China. We ordered 5000 torroids from them. They were supposed top be 2000 turns, but the eng dept specified henries, not turns! So the Chinese were winding thre 2000 turn coils, then unwinding them, the amount of turns being unwound being determned by how many henries the now tweaked coil has. Not low enough? Take off some more turns. This was causing us grief, becuase we calibrate by turns, not by Henries!

So we were installing different burden resistors to make up for the small descrepencies of the coils, trying to match everything to a 0.5 percent tolerance! So both parties were working against each other, needlessly. S SOON AS GOOD OL CJ SOLVED THE PROBLEM, OUR TWEAKING HASSLES WERE OVER.
bUT MY POINT HERE IS THAT CAN YOU IMAGINE THE LABOR FORCE THEY HAVE OVER THERE, WHERE THEY CAN TWEAK 5000 TORROIDS, TURN BY TURN, IN A MATTER OF DAYS, JUST TO GET OUR COIL "IN SPEC" ? aMAZING. tHAT WOULD HAVE TAKEN A YEAR AT OUR SHOP!

(the funny part about this is I ended up being the hero (the mgr went to the CEO and told them what a Genius I was) for telling them about something I learned on the net at work, when I should have been troubleshooting circuits!)

aNYWAY, TIRED OF TYPING, SO JUST USE AN EXACTOR BLADE TO GET MOST OF IT OFF, THEN SOLDER IT TIL YOU SEE TOXIC SMELLING FUMES, THIS IS THE INSULATION BEING VAPORIZED. qUIT AFTRE THE VAPORS TAPER OFF TO NEXT TO NOTHING. gO ANY FURTHER, AND YOU
are degerating the copper alloy.

For the real heavy stuff, like #4 rect (rectangular magnet wire for the big power transformers) you use an oxy acetelane torch, believe it or not. A small flame of course, not cutting torch attachments on the end of the winder's hoses.
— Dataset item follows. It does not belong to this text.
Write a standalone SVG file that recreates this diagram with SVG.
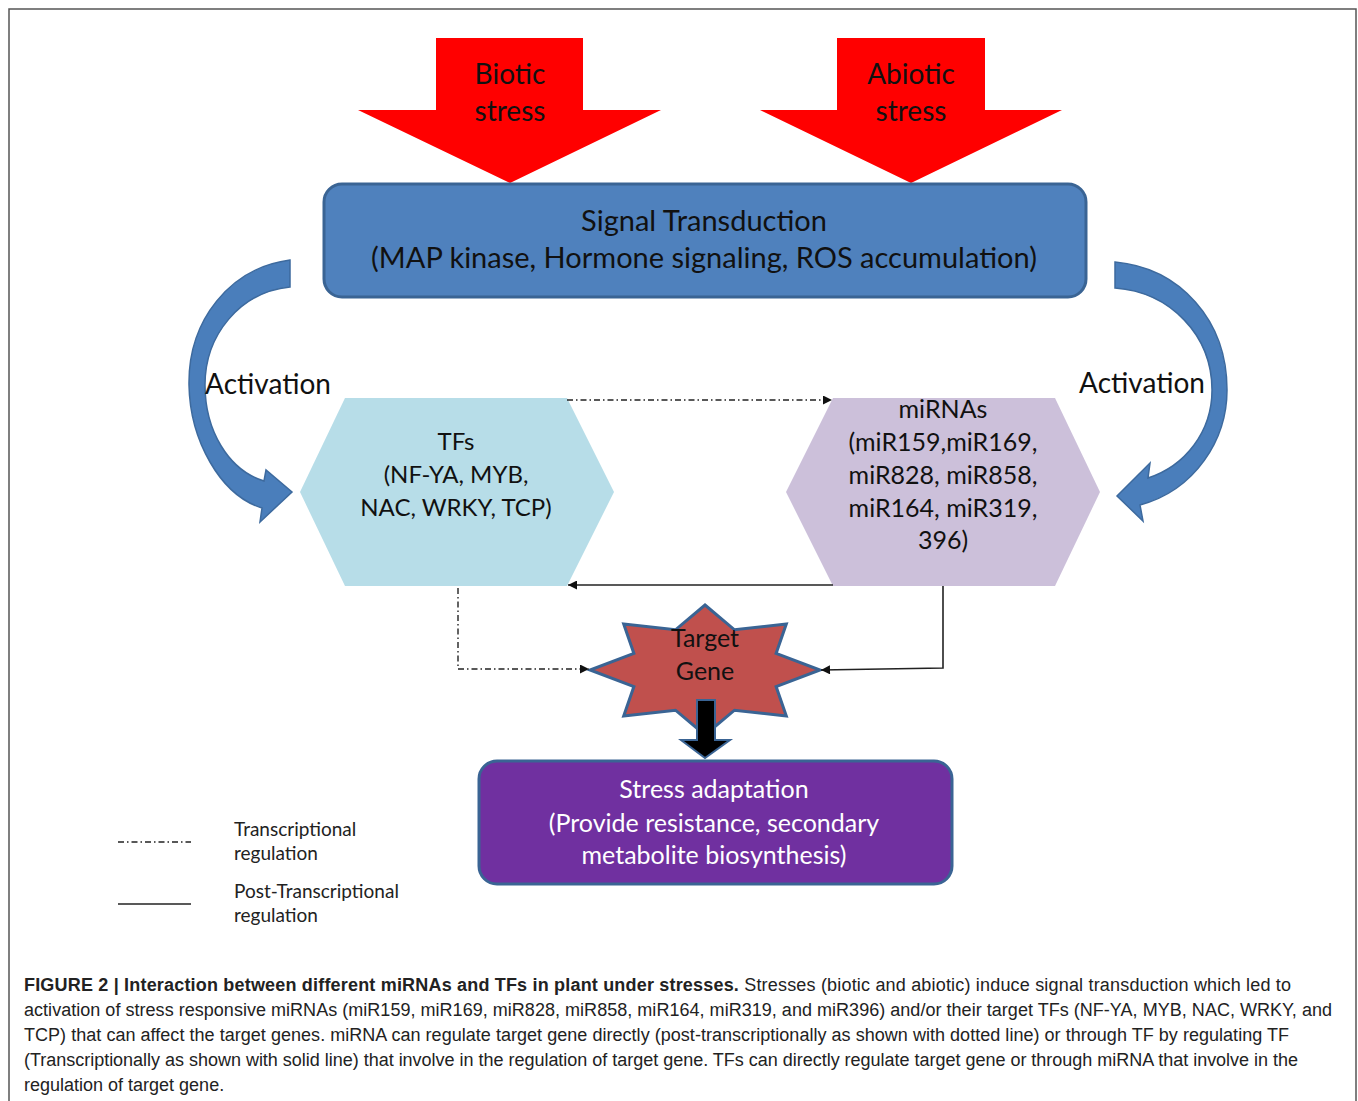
<svg xmlns="http://www.w3.org/2000/svg" width="1358" height="1101" viewBox="0 0 1358 1101">
<defs>
<style>
.lbl{font-family:Lato,"Open Sans","DejaVu Sans",sans-serif;fill:#111;text-anchor:middle}
.big{font-size:29px}
.mid{font-size:25px}
.leg{font-family:Lato,"Open Sans",sans-serif;font-size:19px;fill:#222}
.cap{font-family:"Liberation Sans",Arial,sans-serif;font-size:18px;fill:#222}
.dd{fill:none;stroke:#222;stroke-width:1.4;stroke-dasharray:6 3 1.5 3}
.sol{fill:none;stroke:#222;stroke-width:1.6}
.curve{fill:#4A7EBB;stroke:#3D6A9E;stroke-width:1.5}
.red{fill:#FF0000}
</style>
<marker id="ah" viewBox="0 0 10 10" refX="10" refY="5" markerWidth="10" markerHeight="9" markerUnits="userSpaceOnUse" orient="auto">
<path d="M0,0 L10,5 L0,10 Z" fill="#111"/>
</marker>
</defs>
<rect x="0" y="0" width="1358" height="1101" fill="#fff"/>
<path d="M9,1101 V9 H1356 V1101" fill="none" stroke="#555" stroke-width="1.5"/>

<g id="biotic">
<path class="red" d="M436,38 H583 V110 H661 L510,183 L358,110 H436 Z"/>
<text class="lbl" style="font-size:28px" x="510" y="84">Biotic</text>
<text class="lbl" style="font-size:28px" x="510" y="121">stress</text>
</g>
<g id="abiotic">
<path class="red" d="M837,38 H985 V110 H1062 L911,183 L760,110 H837 Z"/>
<text class="lbl" style="font-size:28px" x="911" y="84">Abiotic</text>
<text class="lbl" style="font-size:28px" x="911" y="121">stress</text>
</g>

<g id="signal">
<rect x="324" y="184" width="762" height="113" rx="18" fill="#4F81BD" stroke="#3A6494" stroke-width="3"/>
<text class="lbl big" x="704" y="231">Signal Transduction</text>
<text class="lbl big" x="704" y="268">(MAP kinase, Hormone signaling, ROS accumulation)</text>
</g>

<g id="act-left">
<path class="curve" d="M290,260 C230,268 188,320 189,385 C190,440 220,495 262,508 L260,522 L292,492 L266,470 L264,481 C228,470 205,430 205,385 C205,335 240,292 290,287 Z"/>
<text class="lbl" style="font-size:28px" x="268" y="394">Activation</text>
</g>
<g id="act-right">
<path class="curve" d="M1115,262 C1180,268 1227,320 1227,390 C1227,440 1195,490 1140,505 L1143,521 L1117,496 L1150,463 L1148,478 C1185,466 1212,432 1212,390 C1212,335 1170,292 1115,288 Z"/>
<text class="lbl" style="font-size:28px" x="1142" y="393">Activation</text>
</g>

<g id="tfs">
<path d="M345,398 H567 L614,492 L567,586 H345 L300,492 Z" fill="#B7DDE8"/>
<text class="lbl" style="font-size:24px" x="456" y="450">TFs</text>
<text class="lbl" style="font-size:24px" x="456" y="483">(NF-YA, MYB,</text>
<text class="lbl" style="font-size:24px" x="456" y="516">NAC, WRKY, TCP)</text>
</g>

<g id="mirnas">
<path d="M833,398 H1055 L1100,492 L1055,586 H833 L786,492 Z" fill="#CCC0DA"/>
<text class="lbl mid" x="943" y="418">miRNAs</text>
<text class="lbl mid" x="943" y="451">(miR159,miR169,</text>
<text class="lbl mid" x="943" y="484">miR828, miR858,</text>
<text class="lbl mid" x="943" y="517">miR164, miR319,</text>
<text class="lbl mid" x="943" y="549">396)</text>
</g>

<g id="target">
<path d="M705,605 L734.5,629.8 L786.3,624 L776.1,653.4 L820,670 L776.1,686.6 L786.3,716 L734.5,710.2 L705,735 L675.5,710.2 L623.7,716 L633.9,686.6 L590,670 L633.9,653.4 L623.7,624 L675.5,629.8 Z" fill="#C0504D" stroke="#3A6494" stroke-width="3" stroke-linejoin="miter"/>
<text class="lbl mid" x="705" y="647">Target</text>
<text class="lbl mid" x="705" y="680">Gene</text>
</g>

<g id="stress-adaptation">
<rect x="479" y="761" width="473" height="123" rx="18" fill="#7030A0" stroke="#3A6494" stroke-width="3"/>
<text class="lbl mid" style="fill:#fff" x="714" y="798">Stress adaptation</text>
<text class="lbl mid" style="fill:#fff" x="714" y="832">(Provide resistance, secondary</text>
<text class="lbl mid" style="fill:#fff" x="714" y="864">metabolite biosynthesis)</text>
</g>

<g id="connectors">
<path class="dd" d="M567,400 H832" marker-end="url(#ah)"/>
<path class="sol" d="M833,585 H568" marker-end="url(#ah)"/>
<path class="dd" d="M458,588 V669 H589" marker-end="url(#ah)"/>
<path class="sol" d="M943,586 V668 L821,670" marker-end="url(#ah)"/>
<path d="M697,700 H715 V740 H730 L705,758 L681,740 H697 Z" fill="#000" stroke="#3A6494" stroke-width="2"/>
</g>

<g id="legend">
<path class="dd" d="M118,842 H191"/>
<path class="sol" d="M118,904 H191"/>
<text class="leg" x="234" y="836">Transcriptional</text>
<text class="leg" x="234" y="860">regulation</text>
<text class="leg" x="234" y="898">Post-Transcriptional</text>
<text class="leg" x="234" y="922">regulation</text>
</g>

<g id="caption">
<text class="cap" x="24" y="991" textLength="1267" lengthAdjust="spacing"><tspan font-weight="bold">FIGURE 2 | Interaction between different miRNAs and TFs in plant under stresses.</tspan> Stresses (biotic and abiotic) induce signal transduction which led to</text>
<text class="cap" x="24" y="1016" textLength="1308" lengthAdjust="spacing">activation of stress responsive miRNAs (miR159, miR169, miR828, miR858, miR164, miR319, and miR396) and/or their target TFs (NF-YA, MYB, NAC, WRKY, and</text>
<text class="cap" x="24" y="1041" textLength="1265" lengthAdjust="spacing">TCP) that can affect the target genes. miRNA can regulate target gene directly (post-transcriptionally as shown with dotted line) or through TF by regulating TF</text>
<text class="cap" x="24" y="1066" textLength="1274" lengthAdjust="spacing">(Transcriptionally as shown with solid line) that involve in the regulation of target gene. TFs can directly regulate target gene or through miRNA that involve in the</text>
<text class="cap" x="24" y="1091">regulation of target gene.</text>
</g>
</svg>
Brazing with silver solder or a special brazing rod alloy is used for hooking up 90 degree buss bar terminals, etc, to the pwr trans primariy.
It takes a long time to heat up a 1/2 ich by 4 inch copper buss bar primary. Ypou are essentilally pooring heat into the whole winding, until you get the coil hot enough so that the part you want to braze is hot enough aslo.
Sometimes the winders would have to use wet towels to cool the work right after they solder it, so the heat did not travel down and damage something inside the coil. On those monsters, we used #30 Nomex, (0.030 ich thick) as interkayer insl.
You could hlod the hottest part of the torch on that stuff for a minute before it would burn thru. Absolutely amazing stuff, that arimid fiber.
I remember big steam clouds every so often, then we knew we had to bake out the coil, to get all the water out of it, otherwiswe, one drop of water in a 400 gallon oil tank, and you have a hi pot failure, which means un tanking an oil filled transformer, und taking it apart, layer by layer, so we could deduct a raise from the winder next quarter.
Imagine taking apart a PCB soaked transformer. Ugh! Good thing that nasty stuff was going out while I was coming in.

The better the wire conducts current, the better it comducts heat also.
Ever notice that it takes more heat to solder a 10 ohm resistor than a 1 meg?
took me a while to pick up on that one.

So soldering, brazing, welding, it's all about heat control.
You can sometimes make life easier by splicing on a smaller wire to the xfmr lead, , then solder that wire to the board. Use one layer pvc tape, then shrink wrap over the splice.